SHOES is the last installment in the composer's Rome-set pictures, the others of course being SPARTACUS, CLEOPATRA, THE AGONY AND THE ECSTASY, though we could extend that list to include his 2 Jesus pics - THE PASSOVER PLOT (1976), and Larry Buchanan's forthcomng THE COPPER SCROLL OF MARY MAGDALENE (aka REBEL JESUS), which show the heavy hand of Rome in first century CE Palestine. Each of these scores is distinctive and utterly unique, and the release of this one seems especially timely, given the election and inauguration of a fictional pontiff which seems to parallel that of our recent real one, German Cardinal Joseph Ratzinger, who became Benedict XVI 24 April 2005.
SHOES' booklet is lavishly illustrated, with thoroughly researched - vide Warren Sherk at the Academy's library - and very comprehensive notes by Film Score Monthly's Lukas Kendall and Jeff Bond, though I should point out that THE AGONY AND THE ECSTASY was a Michelangelo and not a DaVinci biopic, and that in all probability North's 5 orchestrators in SHOES, including David Tamkin, who was at Universal and worked with him on THE MISFITS (1961) - North only had 3 months on this huge project - followed the specifications in his sketches to a tee.

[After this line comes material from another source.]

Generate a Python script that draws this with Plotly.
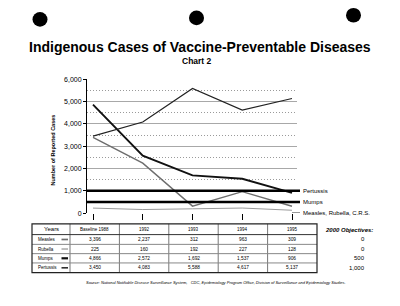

It's nice to have Michel Legrand's demo tracks for John Sturges' ICE STATION ZEBRA (1968), and Ron Goodwin's remastered and apparently very popular score for Brian C. Hutton's WHERE EAGLES DARE (1969), but Legrand's cuts are pretty pallid efforts from a composer who's worked so well with directors Jacques Demy and Jean-Luc Godard - his Faure Requiem is tops - while Goodwin's score, though pretty restricted in thematic material, packs a powerful punch.But next to North, it's close but no cigar.